Analysis of the dynamic characteristics of the forced start-up procedure of H2O2/ kerosene gas generator cycle rocket engine system

Abstract

The pump-fed H₂O₂ propulsion system is an important direction for future aerospace development, and the start-up process is an accident-prone stage in launch missions. However, the start-up characteristics of the pump-fed H₂O₂/ kerosene liquid rocket engines remain unclear. This paper built the basic components and overall system of a promising H₂O₂/ kerosene gas generator cycle engine system. The dynamic characteristics of the forced start-up procedure were analyzed, and a single factor sensitivity analysis with 9 factors and 9 levels and a multi factor sensitivity analysis with a $L_{27}\left(3^{13}\right)$ orthogonal experiment based on range method were conducted. The distribution, threshold, and reliability of the dynamic processes were also obtained through Monte Carlo method and Pearson ${\chi }^2$ test.
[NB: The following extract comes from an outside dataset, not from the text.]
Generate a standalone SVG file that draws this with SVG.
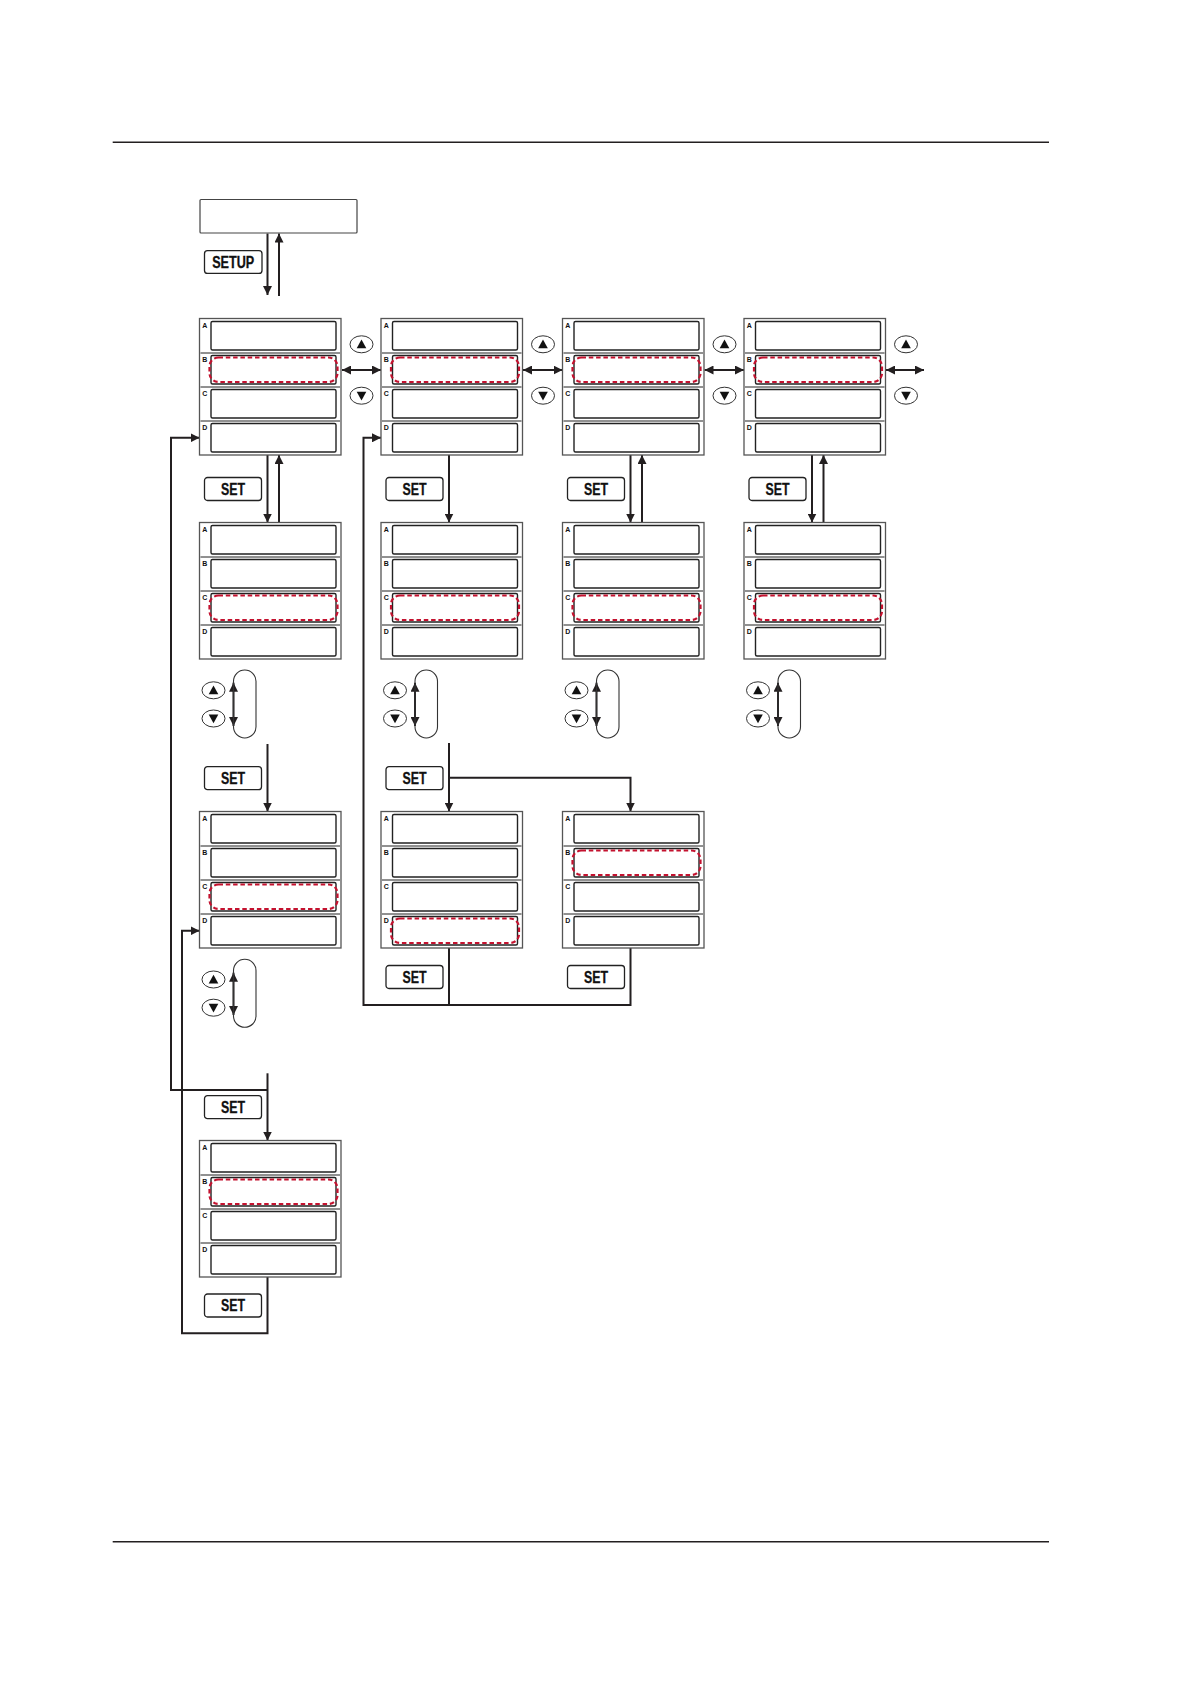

The results show that the parameter settings during the forced start-up process are reasonable, and the coupling between the combustion components and the turbopump is good without overshoot. The pressure inside the main combustion chamber changes steadily and takes about 1 second to reach 95 % of the rated pressure. The maximum temperature in the cooling channel during the start-up process is about 358 K, which is within the safe range. The factors that have the greatest impact on the start-up process include the rotational inertia of the turbopump, the pressure, temperature and molar mass of the start-up gas. The dynamic response time of the start-up process follows a normal distribution, just like the machining error of the components. The point estimation of the reliability of $t_{95}$, which reaches 95 % of the rated thrust, is 0.95297, and the point estimation of the reliability of the valve OGV opening time $t_4$ is 0.99322. The actual threshold of $t_{95}$ is 92.508 %∼107.610 %, and the actual threshold of $t_4$ is 99.656 %∼100.315 %. These findings will contribute to the design, manufacturing and hot test of H₂O₂/ kerosene gas generator cycle liquid rocket engines.